1 Killing site(s)
Nina V., born in 1930: YIU: "Where were you when they [the Germans] entered the Jewish homes? Were you at home or outside playing?"
Witness: "I was at home. My house was just in front of the Jewish houses, across the road. My mother hid some Jews with us; they were hidden in the attic. After the war, when the Jews were about to leave the village, they thanked her by radio for having saved their lives."
YIU: "When did your mother hide the Jews in the attic? Were they hidden just before the aktion or some time before that?"
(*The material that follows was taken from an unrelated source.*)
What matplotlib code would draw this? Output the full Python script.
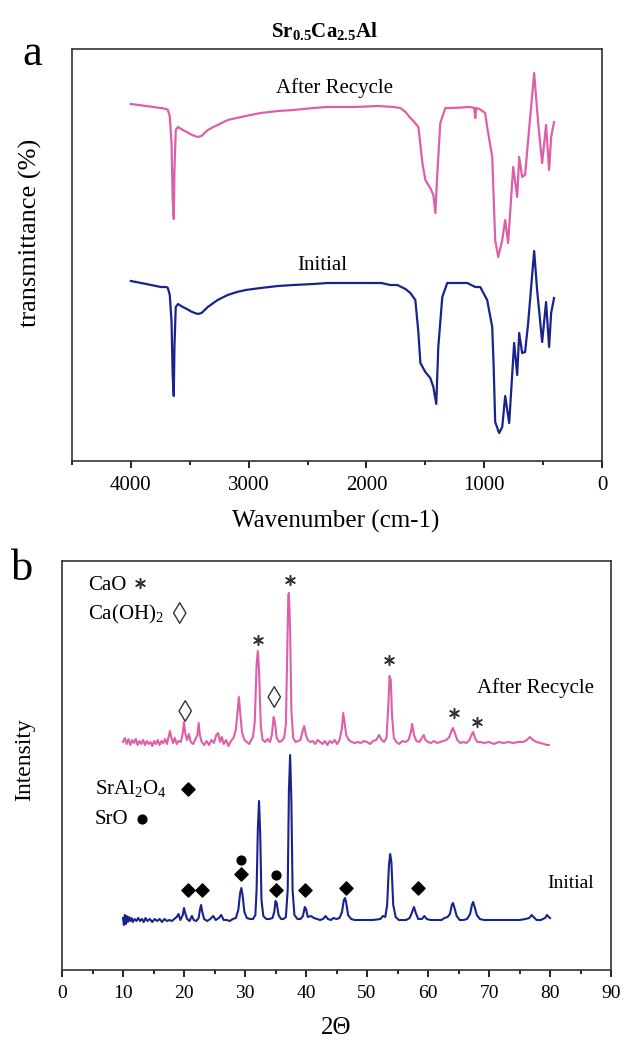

Witness: "Upon the Germans’ arrival, the Jews started to flee in different directions to look for hiding places. They came to us, and my mother hid them in the attic. When they began to kill the Jews inside their homes, my mother told those hiding in our attic to hide in the ravine behind our house and then to go into the forest. That is what they did; they escaped. I do not know where they were hiding after that. […] We knew them all. My mother had a cow, and they used to come to her to ask for milk: "Mania, give us a little bit of milk for the kids.", they used to say. And my mother gave [it to] them. She was that kind of person; she used to give a little to each one of them."(Witness n°2642U, interviewed in Derebchyn, on September 6, 2019)
“Under the German-Romanian occupation, 11 Jews were shot in the village of Derebchyn. They were buried in the Jewish cemetery on March 9, 1944. We didn’t identify them.” [Act drawn up by Soviet State Extraordinary Commission on April 10, 1945; GARF 7021-54-1256, p.125]
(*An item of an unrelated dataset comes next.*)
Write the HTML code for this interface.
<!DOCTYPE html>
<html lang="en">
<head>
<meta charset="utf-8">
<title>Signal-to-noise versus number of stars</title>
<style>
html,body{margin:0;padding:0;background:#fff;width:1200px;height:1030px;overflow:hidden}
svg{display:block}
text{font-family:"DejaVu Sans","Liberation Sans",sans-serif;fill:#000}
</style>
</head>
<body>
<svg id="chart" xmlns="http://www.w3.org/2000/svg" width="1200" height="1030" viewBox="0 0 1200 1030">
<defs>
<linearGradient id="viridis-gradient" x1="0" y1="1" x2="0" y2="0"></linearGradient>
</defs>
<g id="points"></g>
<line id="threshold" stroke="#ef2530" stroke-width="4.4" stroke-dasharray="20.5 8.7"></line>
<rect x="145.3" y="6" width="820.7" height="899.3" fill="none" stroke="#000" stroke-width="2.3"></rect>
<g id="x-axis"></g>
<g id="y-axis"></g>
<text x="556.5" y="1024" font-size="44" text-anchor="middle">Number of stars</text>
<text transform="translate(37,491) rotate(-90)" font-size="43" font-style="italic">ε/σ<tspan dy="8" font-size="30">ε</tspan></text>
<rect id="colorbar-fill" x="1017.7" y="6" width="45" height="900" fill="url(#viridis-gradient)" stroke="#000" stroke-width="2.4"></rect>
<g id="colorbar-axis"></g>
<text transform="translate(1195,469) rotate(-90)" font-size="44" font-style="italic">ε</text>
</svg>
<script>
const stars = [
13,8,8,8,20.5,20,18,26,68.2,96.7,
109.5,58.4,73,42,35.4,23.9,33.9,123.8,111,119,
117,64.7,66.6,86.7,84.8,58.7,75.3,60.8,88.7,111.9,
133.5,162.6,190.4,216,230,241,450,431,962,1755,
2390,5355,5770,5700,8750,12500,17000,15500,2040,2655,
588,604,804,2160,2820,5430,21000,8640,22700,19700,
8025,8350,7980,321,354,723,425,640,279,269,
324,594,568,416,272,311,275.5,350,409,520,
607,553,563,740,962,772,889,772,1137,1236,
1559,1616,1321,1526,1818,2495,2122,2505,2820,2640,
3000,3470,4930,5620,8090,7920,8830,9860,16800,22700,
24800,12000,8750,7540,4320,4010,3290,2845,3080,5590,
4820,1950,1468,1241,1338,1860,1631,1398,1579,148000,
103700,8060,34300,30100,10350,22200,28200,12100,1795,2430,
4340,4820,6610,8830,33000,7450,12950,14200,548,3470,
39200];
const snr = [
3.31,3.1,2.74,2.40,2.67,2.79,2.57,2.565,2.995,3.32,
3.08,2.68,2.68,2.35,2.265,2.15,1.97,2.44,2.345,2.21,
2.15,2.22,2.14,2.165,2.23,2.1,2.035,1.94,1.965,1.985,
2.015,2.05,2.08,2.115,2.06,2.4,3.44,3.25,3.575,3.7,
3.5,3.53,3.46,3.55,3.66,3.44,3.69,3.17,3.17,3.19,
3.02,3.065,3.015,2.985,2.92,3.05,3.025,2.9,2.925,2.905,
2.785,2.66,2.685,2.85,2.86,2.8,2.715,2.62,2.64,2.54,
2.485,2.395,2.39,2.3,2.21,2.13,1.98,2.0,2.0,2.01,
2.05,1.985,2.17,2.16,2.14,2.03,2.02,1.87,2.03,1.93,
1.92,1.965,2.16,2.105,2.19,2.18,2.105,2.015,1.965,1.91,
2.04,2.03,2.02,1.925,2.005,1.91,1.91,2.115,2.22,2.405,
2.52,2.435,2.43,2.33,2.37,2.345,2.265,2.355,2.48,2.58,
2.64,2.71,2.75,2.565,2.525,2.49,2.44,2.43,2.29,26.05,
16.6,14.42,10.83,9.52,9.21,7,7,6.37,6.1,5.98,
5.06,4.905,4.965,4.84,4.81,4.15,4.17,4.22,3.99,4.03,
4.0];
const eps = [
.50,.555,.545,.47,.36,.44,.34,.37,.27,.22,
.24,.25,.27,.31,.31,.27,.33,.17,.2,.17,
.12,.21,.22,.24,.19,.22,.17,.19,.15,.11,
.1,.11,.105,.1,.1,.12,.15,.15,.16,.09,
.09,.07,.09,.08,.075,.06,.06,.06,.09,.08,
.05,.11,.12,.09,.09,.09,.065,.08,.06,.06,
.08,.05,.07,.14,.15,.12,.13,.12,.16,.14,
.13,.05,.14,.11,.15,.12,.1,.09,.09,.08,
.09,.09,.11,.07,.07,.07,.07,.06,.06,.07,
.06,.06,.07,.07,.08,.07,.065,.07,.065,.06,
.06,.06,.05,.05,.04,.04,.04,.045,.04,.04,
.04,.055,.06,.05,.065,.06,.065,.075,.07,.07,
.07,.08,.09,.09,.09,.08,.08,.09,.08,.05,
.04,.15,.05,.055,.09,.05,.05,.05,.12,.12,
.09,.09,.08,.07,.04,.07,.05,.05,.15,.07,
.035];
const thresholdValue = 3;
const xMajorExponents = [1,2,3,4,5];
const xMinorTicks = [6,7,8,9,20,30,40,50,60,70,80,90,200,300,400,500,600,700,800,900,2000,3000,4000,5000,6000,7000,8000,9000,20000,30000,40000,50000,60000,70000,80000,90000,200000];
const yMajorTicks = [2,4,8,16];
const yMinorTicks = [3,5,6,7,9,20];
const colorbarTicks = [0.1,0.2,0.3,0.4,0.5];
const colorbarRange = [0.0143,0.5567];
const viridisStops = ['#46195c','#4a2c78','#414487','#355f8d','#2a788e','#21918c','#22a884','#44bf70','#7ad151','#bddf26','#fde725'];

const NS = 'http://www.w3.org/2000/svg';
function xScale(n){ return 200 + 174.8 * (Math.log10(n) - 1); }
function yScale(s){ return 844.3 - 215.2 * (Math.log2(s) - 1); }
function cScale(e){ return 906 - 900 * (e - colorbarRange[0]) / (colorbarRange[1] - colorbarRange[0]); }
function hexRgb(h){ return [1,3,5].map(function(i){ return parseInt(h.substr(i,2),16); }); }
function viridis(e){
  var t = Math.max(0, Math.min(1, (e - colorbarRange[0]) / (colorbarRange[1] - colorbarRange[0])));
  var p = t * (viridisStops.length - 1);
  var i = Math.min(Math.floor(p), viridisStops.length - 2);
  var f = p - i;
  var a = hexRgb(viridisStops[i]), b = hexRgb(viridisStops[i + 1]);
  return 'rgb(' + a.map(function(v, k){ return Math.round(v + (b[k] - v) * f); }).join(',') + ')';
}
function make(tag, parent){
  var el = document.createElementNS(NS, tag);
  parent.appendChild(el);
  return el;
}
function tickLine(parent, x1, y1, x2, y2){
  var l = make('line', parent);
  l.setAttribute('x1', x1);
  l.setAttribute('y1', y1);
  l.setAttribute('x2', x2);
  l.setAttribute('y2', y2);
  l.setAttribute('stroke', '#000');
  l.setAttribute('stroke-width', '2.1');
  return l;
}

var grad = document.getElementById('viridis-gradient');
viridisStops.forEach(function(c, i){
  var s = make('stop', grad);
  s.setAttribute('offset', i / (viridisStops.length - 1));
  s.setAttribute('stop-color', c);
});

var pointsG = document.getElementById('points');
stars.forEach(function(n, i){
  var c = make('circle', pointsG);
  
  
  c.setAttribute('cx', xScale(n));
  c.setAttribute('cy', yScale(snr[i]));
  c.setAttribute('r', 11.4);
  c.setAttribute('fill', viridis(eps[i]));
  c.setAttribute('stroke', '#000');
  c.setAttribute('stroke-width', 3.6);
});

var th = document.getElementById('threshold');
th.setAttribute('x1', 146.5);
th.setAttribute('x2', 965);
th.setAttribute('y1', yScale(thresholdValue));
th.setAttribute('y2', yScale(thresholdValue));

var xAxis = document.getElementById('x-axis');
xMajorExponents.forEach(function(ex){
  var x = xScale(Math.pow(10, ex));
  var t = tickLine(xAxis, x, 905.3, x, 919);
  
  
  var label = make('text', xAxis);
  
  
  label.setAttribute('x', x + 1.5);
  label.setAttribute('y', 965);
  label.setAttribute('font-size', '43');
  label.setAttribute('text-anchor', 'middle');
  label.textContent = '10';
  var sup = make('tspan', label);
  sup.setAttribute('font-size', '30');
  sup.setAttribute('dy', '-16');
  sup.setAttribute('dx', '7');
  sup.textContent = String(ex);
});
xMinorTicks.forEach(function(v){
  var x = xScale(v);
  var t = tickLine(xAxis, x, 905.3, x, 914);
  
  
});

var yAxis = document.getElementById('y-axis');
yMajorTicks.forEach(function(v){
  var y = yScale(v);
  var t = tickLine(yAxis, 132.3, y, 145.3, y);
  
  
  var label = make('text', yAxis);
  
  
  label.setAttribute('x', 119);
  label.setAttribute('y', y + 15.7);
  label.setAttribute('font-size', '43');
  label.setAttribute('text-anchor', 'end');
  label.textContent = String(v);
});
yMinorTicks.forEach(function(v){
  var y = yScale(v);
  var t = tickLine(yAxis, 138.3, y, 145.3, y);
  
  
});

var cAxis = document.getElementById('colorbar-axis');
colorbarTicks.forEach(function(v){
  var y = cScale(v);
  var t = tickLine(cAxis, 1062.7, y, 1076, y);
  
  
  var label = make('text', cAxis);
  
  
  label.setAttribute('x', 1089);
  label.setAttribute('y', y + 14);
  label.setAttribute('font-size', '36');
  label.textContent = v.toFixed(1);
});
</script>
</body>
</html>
Derebchyn is located 65km (40mi) northeast of Mohyliv-Podilskiy and 100km (62) southwest of Vinnytsia. The first record of the Jewish community goes back to the 17th century. The majority of Jews lived off small-scale trade and handcrafts. According to the census, on the eve of the war, 2,500 Jews lived in Derebchyn. There was a Jewish cemetery, which was destroyed during WWII.
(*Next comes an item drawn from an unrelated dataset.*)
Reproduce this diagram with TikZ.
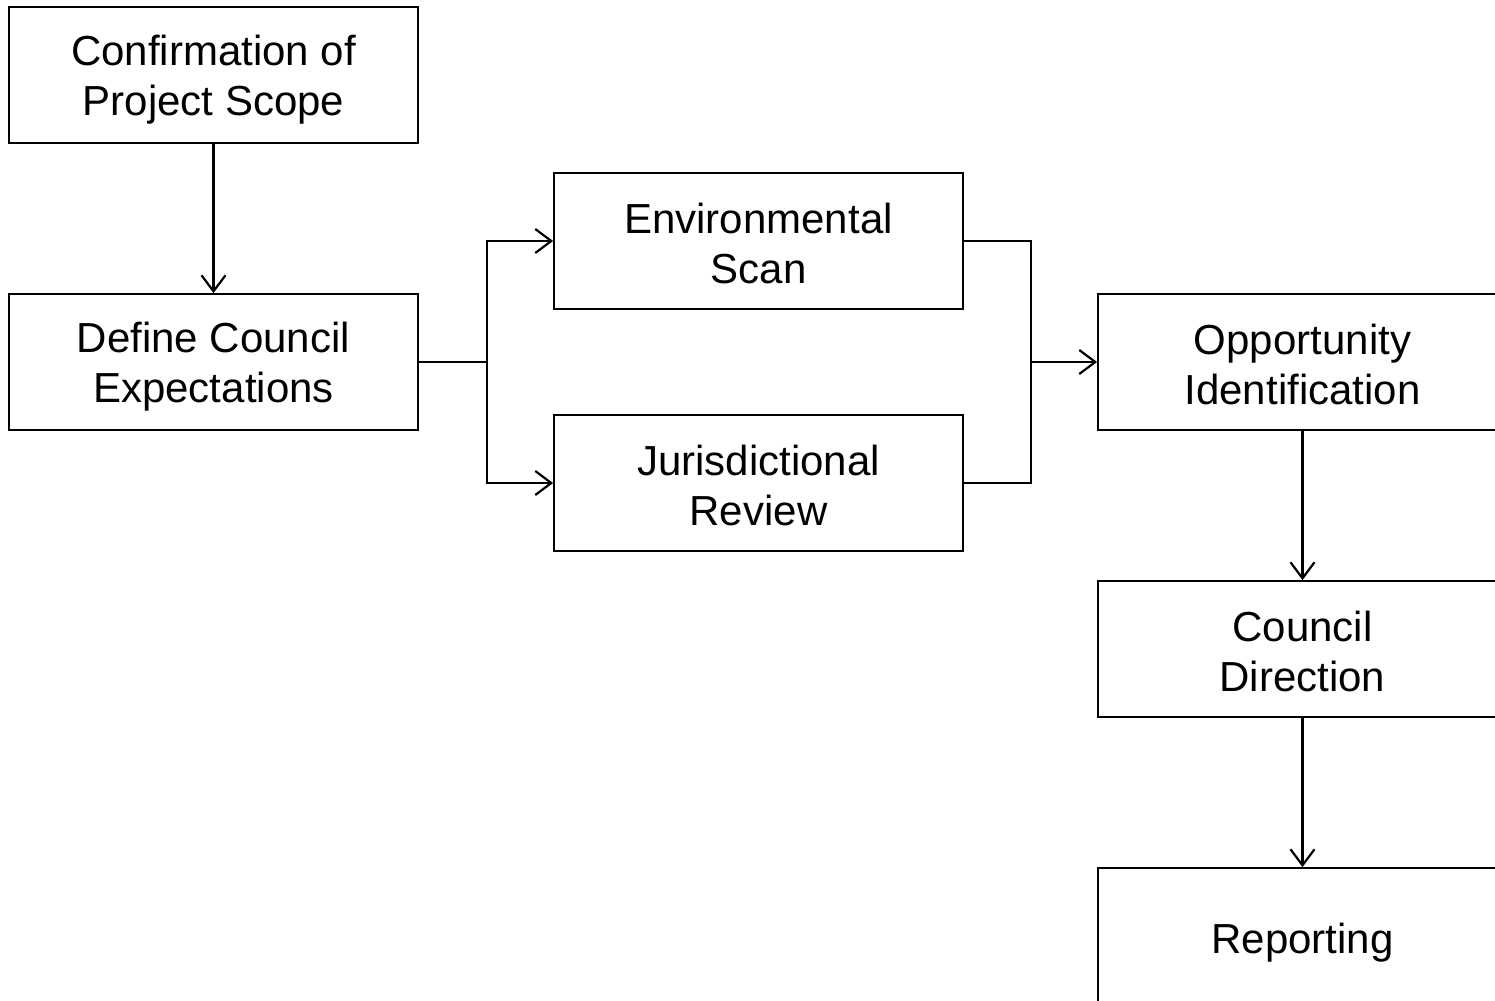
\documentclass[tikz,border=0pt]{standalone}
\usepackage{fontspec}
\setmainfont{Liberation Sans}
\usetikzlibrary{arrows.meta}
\newcommand{\tstr}{\rule{0pt}{19.5pt}}
\newcommand{\bstr}{\rule[-2.5pt]{0pt}{2.5pt}}
\begin{document}
\begin{tikzpicture}[x=0.5pt,y=-0.5pt,
  box/.style={draw=black, line width=0.9pt, minimum width=204.5pt, minimum height=68pt,
    align=center, inner sep=0pt, font=\fontsize{21}{25}\selectfont},
  conn/.style={draw=black, line width=1.3pt},
  arr/.style={conn, -{Straight Barb[length=8pt,width=12pt,line width=1.1pt]}}]
\useasboundingbox (0,0) rectangle (1495,1001);
\clip (0,0) rectangle (1495,1001);
\node[box] (conf) at (213.5,75) {\tstr Confirmation of\\Project Scope\bstr};
\node[box] (def) at (213.5,362) {\tstr Define Council\\Expectations\bstr};
\node[box] (env) at (758.5,241) {\tstr Environmental\\Scan\bstr};
\node[box] (jur) at (758.5,483) {\tstr Jurisdictional\\Review\bstr};
\node[box] (opp) at (1302.5,362) {\tstr Opportunity\\Identification\bstr};
\node[box] (cdir) at (1302.5,649) {\tstr Council\\Direction\bstr};
\node[box, minimum height=70.5pt] (rep) at (1302.5,938.5) {\tstr Reporting\bstr};
\draw[arr] (conf.south) -- (def.north);
\draw[conn] (def.east) -- ++(68,0) coordinate (s1);
\draw[arr] (s1) |- (env.west);
\draw[arr] (s1) |- (jur.west);
\draw[conn] (env.east) -- ++(67,0) coordinate (m1) -- (m1 |- jur.east) -- (jur.east);
\coordinate (m2) at (m1 |- opp.west);
\draw[arr] (m2) -- (opp.west);
\draw[arr] (opp.south) -- (cdir.north);
\draw[arr] (cdir.south) -- (rep.north);
\end{tikzpicture}
\end{document}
German and Romanian troops occupied Derebchyn in the second half of July 1941. The village remained under the control of the Romanians during the occupation. Those Jews who remained in the village continued to live in their own homes until March 1944, when retreating Germans and Romanians murdered them. The Jews, according to the Soviet archives, were shot or stabbed with bayonets inside their homes. Some Jews, helped by their neighbors, managed to escape. The bodies of the victims were gathered and buried near the cemetery by the locals. Today, there is no memorial at the site.